Les détails de cet incident, plus d’autres du comportement de Bahrami, vont contre des appréciations qui avaient été développées lors de sa nomination à la succession de Kofi Annan, qui en faisaient “un homme de Washington” (et, accessoirement, des amis qataris). La même interprétation avait été donnée de Kofi Annan, lui aussi ci-devant “homme de Washington”, lorsque Annan avait été nommé, en février 2012. L’un des arguments était que Kofi Annan avait fait des études dans des grandes universités US et des séjours divers dans des institutions représentatives du Système, ce qui devait en faire un “agent d’influence” de l’américanisme. Il est assez intrigant que cette précision ne pousse pas à envisager l’hypothèse inverse : qu’un ou des séjours dans le système universitaire de l’américanisme et dans des institutions du Système n’aboutissent pas à former des antiaméricanistes qui se révèlent lorsque leur situation et les circonstances le permettent. Dans tous les cas, Annan, depuis son départ et selon son activité de ces derniers temps, a montré qu’il échappait avec agilité et alacrité au stéréotype d’“homme de Washington”. (Au reste, la carrière d’Annan et son comportement au Secrétariat Général de l’ONU auraient dû trancher le cas, selon un jugement informé à ce propos. Mais soit…)

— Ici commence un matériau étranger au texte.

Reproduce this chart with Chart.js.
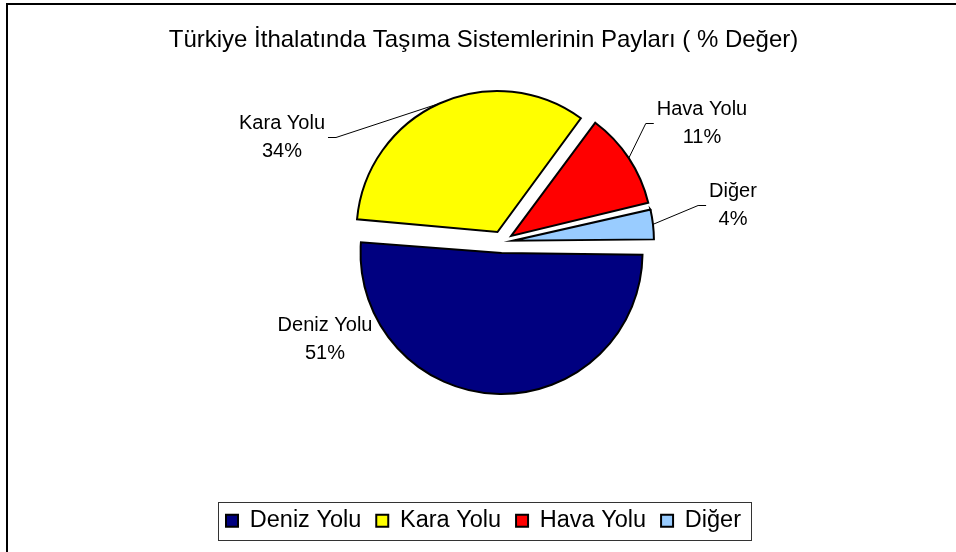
<!DOCTYPE html>
<html>
<head>
<meta charset="utf-8">
<script src="https://cdn.jsdelivr.net/npm/chart.js@4.4.1/dist/chart.umd.min.js"></script>
<style>
  html, body { margin: 0; padding: 0; background: #fff; }
  #wrap { width: 956px; height: 552px; }
</style>
</head>
<body>
<div id="wrap"><canvas id="chart" width="956" height="552"></canvas></div>
<script>
const categories = ['Deniz Yolu', 'Kara Yolu', 'Hava Yolu', 'Diğer'];
const shareValues = [51.4, 33.7, 11.2, 3.7];
const sliceColors = ['#000080', '#FFFF00', '#FF0000', '#99CCFF'];
const titleText = 'Türkiye İthalatında Taşıma Sistemlerinin Payları ( % Değer)';

const FONT = '"Liberation Sans", Arial, sans-serif';
const PIE_RADIUS = 141;
const PIE_CENTER = { x: 502, y: 242 };
const EXPLODE = 44; // chart.js moves a slice out by offset / 4

// where each data label block sits, relative to the pie centre
const labelPlacement = [
  { dx: -177, dy: 97, leader: false },
  { dx: -220, dy: -105, leader: true },
  { dx: 200, dy: -119, leader: true },
  { dx: 231, dy: -37, leader: true }
];

const pageFrame = {
  id: 'pageFrame',
  beforeDraw(chart) {
    const ctx = chart.ctx;
    ctx.save();
    ctx.fillStyle = '#fff';
    ctx.fillRect(0, 0, chart.width, chart.height);
    ctx.strokeStyle = '#000';
    ctx.lineWidth = 2;
    ctx.strokeRect(7, 4, chart.width + 20, chart.height + 20);
    ctx.restore();
  }
};

const pieBox = {
  id: 'pieBox',
  afterLayout(chart) {
    // the pie is not centred under the title / legend in the original
    const a = chart.chartArea;
    const half = PIE_RADIUS + 30;
    a.left = PIE_CENTER.x - half;
    a.right = PIE_CENTER.x + half;
    a.top = PIE_CENTER.y - half;
    a.bottom = PIE_CENTER.y + half;
    a.width = 2 * half;
    a.height = 2 * half;
  },
  afterDatasetUpdate(chart, args) {
    // chart.js grows offset slices a bit; keep every slice on one radius
    const shift = EXPLODE / 4;
    args.meta.data.forEach(arc => {
      const sweep = arc.endAngle - arc.startAngle;
      arc.outerRadius = PIE_RADIUS - shift * (1 - Math.sin(Math.min(Math.PI, sweep)));
    });
  }
};

const sliceLabels = {
  id: 'sliceLabels',
  afterDraw(chart) {
    const ctx = chart.ctx;
    const meta = chart.getDatasetMeta(0);
    const total = shareValues.reduce((s, v) => s + v, 0);
    ctx.save();
    ctx.font = '20px ' + FONT;
    ctx.fillStyle = '#000';
    ctx.strokeStyle = '#000';
    ctx.lineWidth = 1;
    ctx.textAlign = 'center';
    ctx.textBaseline = 'middle';
    meta.data.forEach((arc, i) => {
      const place = labelPlacement[i];
      const lx = arc.x + place.dx;
      const ly = arc.y + place.dy;
      const lines = [categories[i], Math.round(shareValues[i] / total * 100) + '%'];
      ctx.fillText(lines[0], lx, ly - 14);
      ctx.fillText(lines[1], lx, ly + 14);
      if (!place.leader) return;
      const mid = (arc.startAngle + arc.endAngle) / 2;
      const r = PIE_RADIUS + EXPLODE / 4;
      const ex = arc.x + Math.cos(mid) * r;
      const ey = arc.y + Math.sin(mid) * r;
      const half = Math.max(...lines.map(t => ctx.measureText(t).width)) / 2 + 3;
      const side = ex < lx ? -1 : 1;
      const endX = lx + side * half;
      ctx.beginPath();
      ctx.moveTo(ex, ey);
      ctx.lineTo(endX + side * 8, Math.round(ly) + 0.5);
      ctx.lineTo(endX, Math.round(ly) + 0.5);
      ctx.stroke();
    });
    ctx.restore();
  }
};

const legendFrame = {
  id: 'legendFrame',
  afterDraw(chart) {
    const boxes = chart.legend.legendHitBoxes;
    if (!boxes.length) return;
    const first = boxes[0];
    const last = boxes[boxes.length - 1];
    const ctx = chart.ctx;
    const left = Math.round(first.left - 8) + 0.5;
    const right = Math.round(last.left + last.width + 10) + 0.5;
    const top = Math.round(first.top - 7) + 0.5;
    ctx.save();
    ctx.strokeStyle = '#333';
    ctx.lineWidth = 1;
    ctx.strokeRect(left, top, right - left, 38);
    ctx.restore();
  }
};

new Chart(document.getElementById('chart'), {
  type: 'pie',
  data: {
    labels: categories,
    datasets: [{
      data: shareValues,
      backgroundColor: sliceColors,
      borderColor: '#000',
      borderWidth: 2,
      borderJoinStyle: 'miter',
      offset: EXPLODE,
      radius: PIE_RADIUS,
      rotation: 90,
      clip: false
    }]
  },
  options: {
    responsive: false,
    animation: false,
    events: [],
    layout: { padding: { left: 11, right: 0, top: 0, bottom: 9.5 } },
    plugins: {
      title: {
        display: true,
        text: titleText,
        color: '#000',
        font: { family: FONT, size: 24, weight: 'normal' },
        padding: { top: 25.5, bottom: 10 }
      },
      legend: {
        position: 'bottom',
        labels: {
          color: '#000',
          font: { family: FONT, size: 23.5 },
          boxWidth: 12,
          boxHeight: 12,
          padding: 15
        }
      },
      tooltip: { enabled: false }
    }
  },
  plugins: [pageFrame, pieBox, sliceLabels, legendFrame]
});
</script>
</body>
</html>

En fait, il devrait apparaître, tout au contraire, remarquable et significatif que les USA n’aient pas, jusqu’ici, réussi à s’assurer d’un envoyé spécial de l'ONU “convenable” à leurs yeux, dans cette affaire syrienne, c’est-à-dire un envoyé qui soit du parti fermement anti-Assad et tout le reste. Cela marque un réel affaiblissement de l’influence des USA, aussi bien qu’une extrême maladresse et qu’un jugement entaché de pesanteurs psychologiques extraordinaires dans le domaine de la capacité de se tromper soi-même, évidemment à son propre avantage et à celui des vertus inaltérables des USA, dans l’évaluation des hommes et des comportements (domaine exploré largement par les caractères psychologiques US de l’inculpabilité et, surtout dans ce cas, de l’indéfectibilité). Il est vrai, notamment, que Kofi Annan avait été propulsé au Secrétariat Général de l’ONU pour contrer la réélection de Boutros Ghali, jugé par les USA comme un ennemi et un “homme des Français” (ceci expliquant-il cela ?) ; à ce moment, il était acquis, et retranscrit partout dans les commentaires-Système et dans la presse-Système, qu’Annan était une “marionnette des USA”… On a vu ce qu’il en fut en vérité, cela pour ceux qui veulent bien voir après avoir regardé.